→ Records excerpted from a collection

^^^^^^^^^^^^^^^^

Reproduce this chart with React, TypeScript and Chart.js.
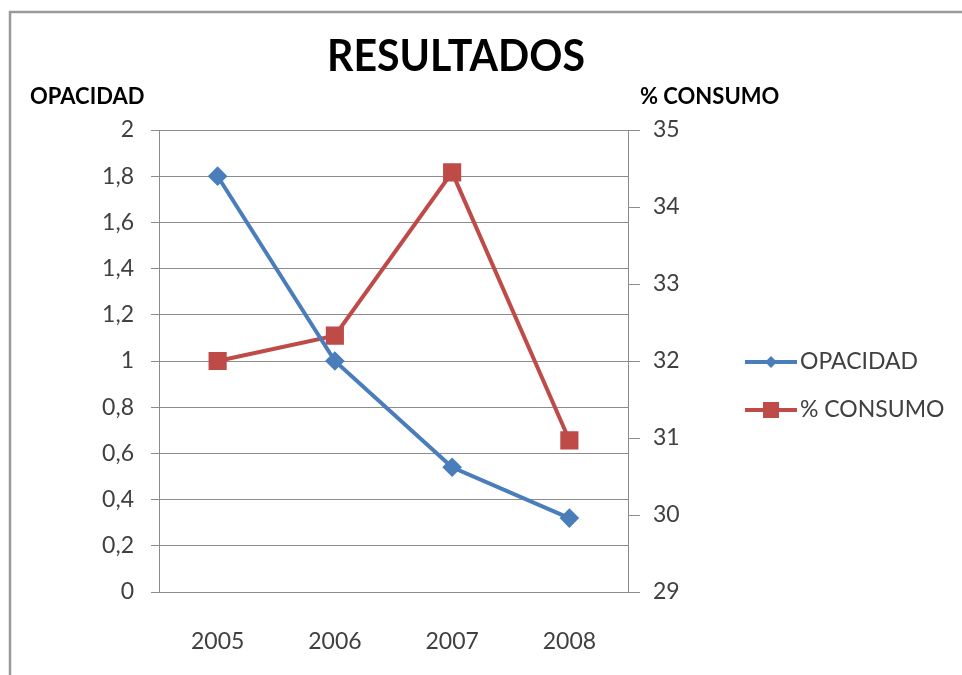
import React, { useEffect, useRef } from "react";
import { Chart, registerables } from "chart.js";

Chart.register(...registerables);

const categories = ["2005", "2006", "2007", "2008"];
const opacidad = [1.8, 1.0, 0.54, 0.32];
const consumo = [32.0, 32.33, 34.45, 30.97];
const seriesNames = ["OPACIDAD", "% CONSUMO"];
const titleText = "RESULTADOS";
const leftAxisTitle = "OPACIDAD";
const rightAxisTitle = "% CONSUMO";

const BLUE = "#4a7ebb";
const RED = "#be4b48";
const TEXT = "#404040";
const FONT = "Lato";

const extrasPlugin = {
  id: "extras",
  beforeDraw(chart: any) {
    const ctx = chart.ctx;
    ctx.save();
    ctx.fillStyle = "#ffffff";
    ctx.fillRect(0, 0, chart.width, chart.height);
    ctx.strokeStyle = "#9a9a9a";
    ctx.lineWidth = 2.5;
    ctx.beginPath();
    ctx.moveTo(10, chart.height);
    ctx.lineTo(10, 12);
    ctx.lineTo(chart.width, 12);
    ctx.stroke();
    ctx.restore();
  },
  afterDraw(chart: any) {
    const ctx = chart.ctx;
    ctx.save();
    ctx.fillStyle = "#000000";
    ctx.textAlign = "center";
    ctx.textBaseline = "middle";
    ctx.font = `bold 43px ${FONT}`;
    ctx.fillText(titleText, 456, 57, 258);

    ctx.fillStyle = "#000000";
    ctx.font = `bold 22px ${FONT}`;
    ctx.textAlign = "left";
    ctx.fillText(leftAxisTitle, 30, 97, 120);
    ctx.fillText(rightAxisTitle, 640, 97, 146);

    // legend
    const ys = [362, 410];
    chart.data.datasets.forEach((ds: any, i: number) => {
      const y = ys[i];
      ctx.strokeStyle = ds.borderColor;
      ctx.lineWidth = 4;
      ctx.beginPath();
      ctx.moveTo(745, y);
      ctx.lineTo(797, y);
      ctx.stroke();
      ctx.fillStyle = ds.pointBackgroundColor;
      if (ds.pointStyle === "rectRot") {
        const r = 6;
        ctx.beginPath();
        ctx.moveTo(771, y - r);
        ctx.lineTo(771 + r, y);
        ctx.lineTo(771, y + r);
        ctx.lineTo(771 - r, y);
        ctx.closePath();
        ctx.fill();
      } else {
        ctx.fillRect(771 - 8, y - 8, 16, 16);
      }
      ctx.fillStyle = TEXT;
      ctx.font = `23px ${FONT}`;
      ctx.textAlign = "left";
      ctx.textBaseline = "middle";
      ctx.fillText(ds.label, 800, y, i === 0 ? 118 : 148);
    });
    ctx.restore();
  },
};

export default function App() {
  const ref = useRef<HTMLCanvasElement | null>(null);
  useEffect(() => {
    if (!ref.current) return;
    const chart = new Chart(ref.current, {
      type: "line",
      data: {
        labels: categories,
        datasets: [
          {
            label: seriesNames[0],
            data: opacidad,
            yAxisID: "y",
            borderColor: BLUE,
            backgroundColor: BLUE,
            pointBackgroundColor: BLUE,
            pointBorderColor: BLUE,
            pointStyle: "rectRot",
            pointRadius: 7,
            borderWidth: 4,
            tension: 0,
          },
          {
            label: seriesNames[1],
            data: consumo,
            yAxisID: "y1",
            borderColor: RED,
            backgroundColor: RED,
            pointBackgroundColor: RED,
            pointBorderColor: RED,
            pointStyle: "rect",
            pointRadius: 10,
            borderWidth: 4,
            tension: 0,
          },
        ],
      },
      options: {
        responsive: false,
        animation: false,
        layout: { padding: { top: 130, left: 0, right: 0, bottom: 0 } },
        plugins: {
          legend: { display: false },
          title: { display: false },
          tooltip: { enabled: false },
        },
        scales: {
          x: {
            type: "category",
            offset: true,
            grid: { display: false },
            border: { display: true, color: "#8c8c8c", width: 1 },
            ticks: { color: TEXT, font: { family: FONT, size: 23 }, padding: 28 },
            afterFit: (s: any) => {
              s.height = 83;
            },
          },
          y: {
            position: "left",
            min: 0,
            max: 2,
            ticks: {
              stepSize: 0.2,
              color: TEXT,
              font: { family: FONT, size: 23 },
              padding: 17,
              callback: (v: any) => String(Math.round(Number(v) * 10) / 10).replace(".", ","),
            },
            grid: { color: "#8c8c8c", lineWidth: 1, tickLength: 8, drawTicks: true },
            border: { display: true, color: "#8c8c8c", width: 1 },
            afterFit: (s: any) => {
              s.width = 159;
            },
          },
          y1: {
            position: "right",
            min: 29,
            max: 35,
            ticks: {
              stepSize: 1,
              color: TEXT,
              font: { family: FONT, size: 23 },
              padding: 13,
            },
            grid: { drawOnChartArea: false, color: "#8c8c8c", tickLength: 12 },
            border: { display: true, color: "#8c8c8c", width: 1 },
            afterFit: (s: any) => {
              s.width = 334;
            },
          },
        },
      },
      plugins: [extrasPlugin],
    });
    return () => chart.destroy();
  }, []);
  return (
    <div style={{ position: "absolute", left: 0, top: 0, width: 962, height: 675, background: "#fff" }}>
      <canvas ref={ref} width={962} height={675} style={{ display: "block" }} />
    </div>
  );
}
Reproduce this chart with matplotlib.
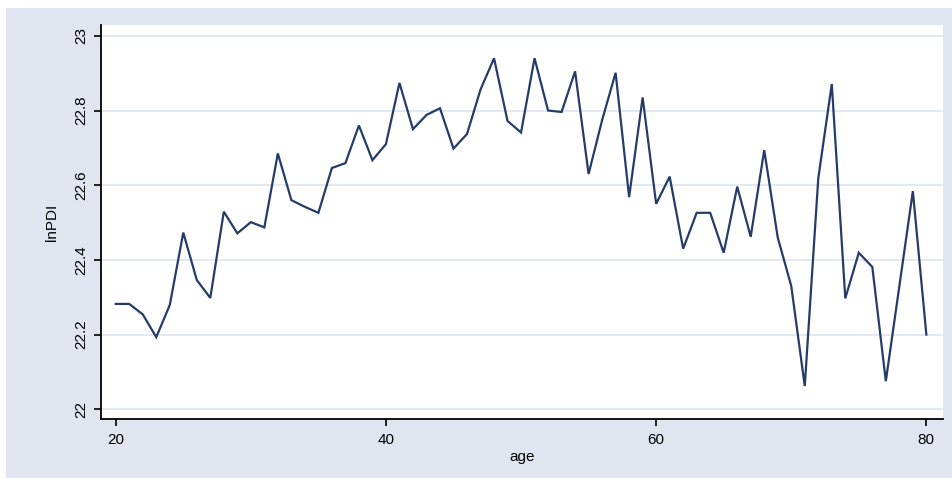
import numpy as np
import matplotlib
matplotlib.use("Agg")
import matplotlib.pyplot as plt
from matplotlib.patches import Rectangle

# lnPDI by age
age = np.arange(20, 81)
lnpdi = [22.282, 22.282, 22.254, 22.193, 22.279, 22.473, 22.346, 22.298, 22.529, 22.471,
         22.501, 22.487, 22.685, 22.560, 22.542, 22.526, 22.646, 22.659, 22.760, 22.667,
         22.710, 22.874, 22.750, 22.788, 22.806, 22.698, 22.737, 22.856, 22.940, 22.772,
         22.741, 22.940, 22.800, 22.796, 22.905, 22.630, 22.774, 22.901, 22.568, 22.835,
         22.550, 22.623, 22.430, 22.526, 22.526, 22.419, 22.596, 22.462, 22.694, 22.460,
         22.330, 22.062, 22.618, 22.871, 22.297, 22.419, 22.381, 22.075, 22.329, 22.584,
         22.200]

xticks = [20, 40, 60, 80]
yticks = [22, 22.2, 22.4, 22.6, 22.8, 23]
ytick_labels = ["22", "22.2", "22.4", "22.6", "22.8", "23"]

bg = "#e1e5ef"
grid_col = "#dfe4ef"
line_col = "#253c6a"

plt.rcParams['font.family'] = ['Liberation Sans', 'DejaVu Sans']

fig = plt.figure(figsize=(9.52, 4.78), dpi=100)
fig.patch.set_facecolor(bg)
# thin white strips at the top and left edge of the picture
fig.patches.append(Rectangle((0, 1 - 8 / 478), 1, 8 / 478, transform=fig.transFigure,
                             facecolor="white", edgecolor="none", zorder=0))
fig.patches.append(Rectangle((0, 0), 6 / 952, 1, transform=fig.transFigure,
                             facecolor="white", edgecolor="none", zorder=0))

ax = fig.add_axes([101 / 952, 1 - 419.3 / 478, (942.7 - 101) / 952, (419.3 - 25) / 478])
ax.set_facecolor("white")
ax.plot(age, lnpdi, color=line_col, lw=1.6, solid_joinstyle="miter", zorder=3)

ax.set_xlim(18.91, 81.21)
ax.set_ylim(21.973, 23.029)
ax.set_xticks(xticks)
ax.set_yticks(yticks)
ax.set_yticklabels(ytick_labels, rotation=90, va="center")
ax.grid(axis="y", color=grid_col, lw=1.2, zorder=0)
ax.grid(axis="x", visible=False)

for s in ["top", "right"]:
    ax.spines[s].set_visible(False)
for s in ["left", "bottom"]:
    ax.spines[s].set_color("black")
    ax.spines[s].set_linewidth(1.3)

ax.tick_params(axis="both", direction="out", length=5, width=1.2, color="black",
               labelsize=11, labelcolor="black")
ax.tick_params(axis="y", pad=4)
ax.tick_params(axis="x", pad=5)

ax.set_xlabel("age", fontsize=11, labelpad=2)
ax.set_ylabel("lnPDI", fontsize=11, labelpad=11)

fig.savefig("out.png", dpi=100, facecolor=fig.get_facecolor())
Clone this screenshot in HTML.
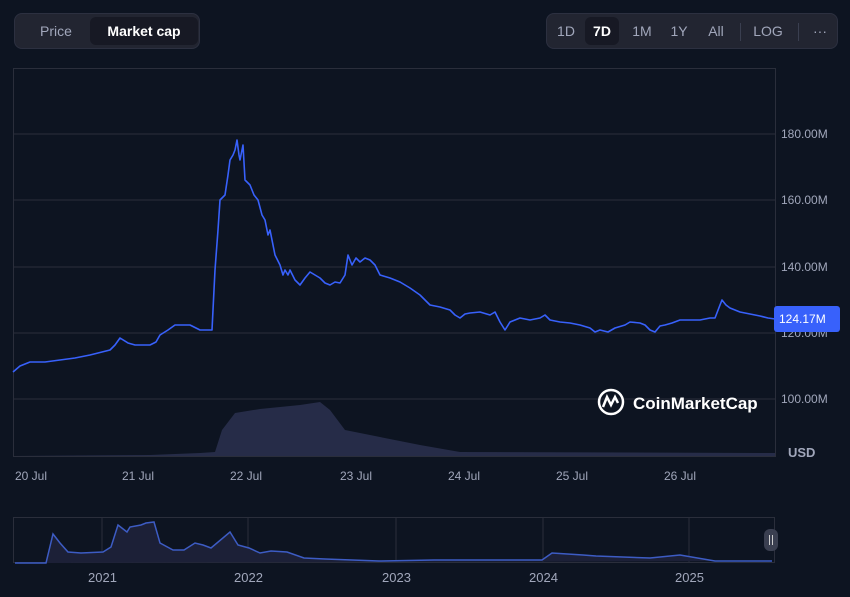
<!DOCTYPE html>
<html><head><style>
body{margin:0;width:850px;height:597px;background:#0d1421;overflow:hidden;font-family:"Liberation Sans",sans-serif;}
.grp{position:absolute;top:13px;height:36px;background:#222531;border-radius:8px;border:1px solid #2c3040;box-sizing:border-box;}
.b{position:absolute;top:3px;height:28px;line-height:28px;font-size:14px;color:#a1a7bb;text-align:center;border-radius:6px;}
.act{background:#171924;color:#fff;font-weight:bold;}
</style></head><body>
<div class="grp" style="left:14px;width:186px">
<div class="b" style="left:6px;width:70px">Price</div>
<div class="b act" style="left:75px;width:108px">Market cap</div>
</div>
<div class="grp" style="left:546px;width:292px">
<div class="b" style="left:4px;width:30px">1D</div>
<div class="b act" style="left:38px;width:34px">7D</div>
<div class="b" style="left:78px;width:34px">1M</div>
<div class="b" style="left:118px;width:28px">1Y</div>
<div class="b" style="left:153px;width:32px">All</div>
<div style="position:absolute;left:193px;top:9px;width:1px;height:18px;background:#3a3f50"></div>
<div class="b" style="left:200px;width:42px">LOG</div>
<div style="position:absolute;left:251px;top:9px;width:1px;height:18px;background:#3a3f50"></div>
<div class="b" style="left:258px;width:30px">···</div>
</div>
<svg width="850" height="597" style="position:absolute;left:0;top:0" font-family="Liberation Sans, sans-serif">
<rect x="13.5" y="68.5" width="762" height="388" fill="none" stroke="#2a2e3b"/>
<g stroke="#2a2e3b"><line x1="13" x2="776" y1="134" y2="134"/><line x1="13" x2="776" y1="200" y2="200"/><line x1="13" x2="776" y1="267" y2="267"/><line x1="13" x2="776" y1="333" y2="333"/><line x1="13" x2="776" y1="399" y2="399"/></g>
<g fill="#a1a7bb" font-size="12"><text x="781" y="138">180.00M</text><text x="781" y="204">160.00M</text><text x="781" y="271">140.00M</text><text x="781" y="337">120.00M</text><text x="781" y="403">100.00M</text><text x="788" y="457" font-weight="bold" font-size="13">USD</text></g>
<path d="M13,456 L150,455 L200,453 L215,452 L222,430 L235,413 L260,409 L300,405 L320,402 L330,410 L345,430 L380,437 L420,445 L460,452 L775,453 L775,456 Z" fill="#262c48"/>
<polyline fill="none" stroke="#3861fb" stroke-width="1.6" stroke-linejoin="round" points="13,372 20,366 30,362 45,362 60,360 75,358 90,355 110,350 115,345 120,338 128,343 135,345 150,345 156,342 160,335 168,330 175,325 190,325 200,330 212,330 215,270 218,230 220,200 225,195 228,175 230,160 233,155 235,150 237,140 239,155 240,160 243,145 245,180 250,185 254,195 258,200 262,215 265,220 268,235 270,230 273,245 275,255 280,265 283,275 285,270 288,275 290,270 295,280 300,285 305,278 310,272 315,275 320,278 325,283 330,285 335,282 340,283 345,275 348,255 352,265 356,258 360,262 365,258 370,260 375,265 380,275 390,278 400,282 410,288 420,295 425,300 430,305 440,307 450,310 455,315 460,318 465,314 470,313 480,312 490,315 495,312 500,322 505,330 510,322 515,320 520,318 530,320 540,318 545,315 550,320 560,322 570,323 580,325 590,328 595,332 600,330 608,332 615,328 625,325 630,322 640,323 645,325 650,330 655,332 660,326 665,325 672,323 680,320 690,320 700,320 710,318 715,318 720,305 722,300 726,305 730,308 735,310 740,312 750,314 760,316 768,318 775,319"/>
<rect x="774" y="306" width="66" height="26" rx="3" fill="#3861fb"/>
<text x="779" y="323" fill="#fff" font-size="12">124.17M</text>
<g transform="translate(598,389)"><circle cx="13" cy="13" r="12" fill="none" stroke="#fff" stroke-width="2.5"/><path d="M5,18 L9,8 L13,16 L17,8 L20,14" fill="none" stroke="#fff" stroke-width="2.5"/></g>
<text x="633" y="409" fill="#fff" font-size="17" font-weight="bold">CoinMarketCap</text>
<g fill="#a1a7bb" font-size="12"><text x="15" y="480">20 Jul</text><text x="122" y="480">21 Jul</text><text x="230" y="480">22 Jul</text><text x="340" y="480">23 Jul</text><text x="448" y="480">24 Jul</text><text x="556" y="480">25 Jul</text><text x="664" y="480">26 Jul</text></g>
<rect x="13.5" y="517.5" width="761" height="45" fill="none" stroke="#2a2e3b"/>
<g stroke="#2a2e3b"><line x1="102" x2="102" y1="517" y2="563"/><line x1="248" x2="248" y1="517" y2="563"/><line x1="396" x2="396" y1="517" y2="563"/><line x1="543" x2="543" y1="517" y2="563"/><line x1="689" x2="689" y1="517" y2="563"/></g>
<path d="M15,563 L46,563 L53,534 L60,543 L68,552 L81,553 L103,552 L111,547 L118,525 L127,532 L130,527 L141,525 L146,523 L154,522 L160,543 L173,550 L184,550 L195,543 L203,545 L211,548 L230,532 L238,545 L249,548 L260,553 L271,551 L287,552 L304,558 L325,559 L379,561 L434,560 L542,560 L552,553 L583,555 L596,556 L650,558 L680,555 L715,561 L772,561" fill="#1c2037" stroke="#3d5cc4" stroke-width="1.5"/>
<rect x="764" y="529" width="14" height="22" rx="6" fill="#3a3f50"/>
<g stroke="#ccc"><line x1="769.5" x2="769.5" y1="535" y2="545"/><line x1="772.5" x2="772.5" y1="535" y2="545"/></g>
<g fill="#a1a7bb" font-size="13"><text x="88" y="582">2021</text><text x="234" y="582">2022</text><text x="382" y="582">2023</text><text x="529" y="582">2024</text><text x="675" y="582">2025</text></g>
</svg>
</body></html>
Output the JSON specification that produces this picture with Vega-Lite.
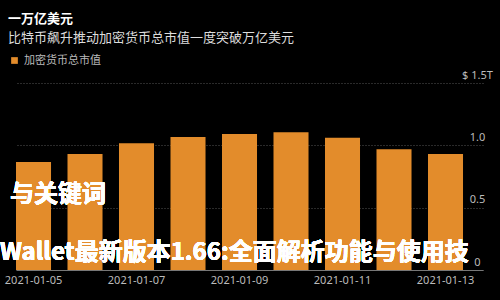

^^^^^^^^^^^^^^^^

→ GIVEN INSTRUCTION
All lines above containing the string "with" are to be collected.

→ FINAL ANSWER
Reproduce this chart with React, TypeScript and Chart.js.
Reproduce this chart with matplotlib.
Output the JSON specification that produces this picture with Vega-Lite.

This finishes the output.